Had Britain realized that its repressive tactics only alienated Americans,
and that the Patriots grew more determined with each military engagement,
it might have softened its stance, relaxed its royal grip, and come
to terms with a self-governing, semi-autonomous state in an expanded
commonwealth. Americans were proud, hard working folk willing to share
New World wealth with their motherland. London, however, proceeded to
extinguish that fraternal affection and spirit of good will.

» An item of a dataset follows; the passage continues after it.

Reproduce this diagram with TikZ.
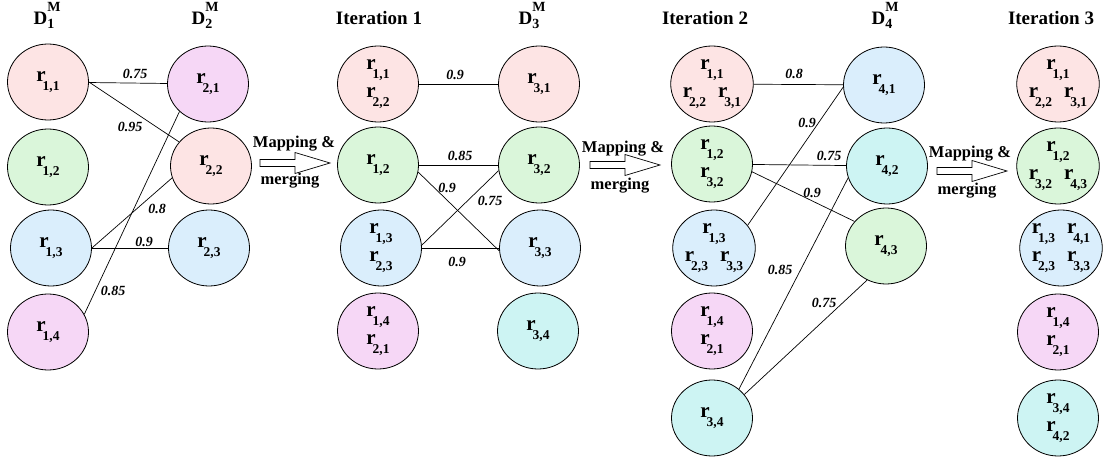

Had Britain
loosened the noose, amplified its own overseas market access, reduced
taxes, and offered equal representation in London, trans-Atlantic trade
would have burgeoned, providing Britain cheap access to raw materials
unavailable in Europe, fortifying its economy, and better positioning
the nation to confront Spain and France in the Caribbean, Atlantic,
or Mediterranean. Or, Britain might have been able to concentrate on
securing a peace with its European neighbors. It would have given its
ailing economy some reprieve, and enabled it to maintain a staunch supporter
and close relative in North America -- perhaps flying a Union Jack with
a bakers' dozen stars, but a Jack nonetheless.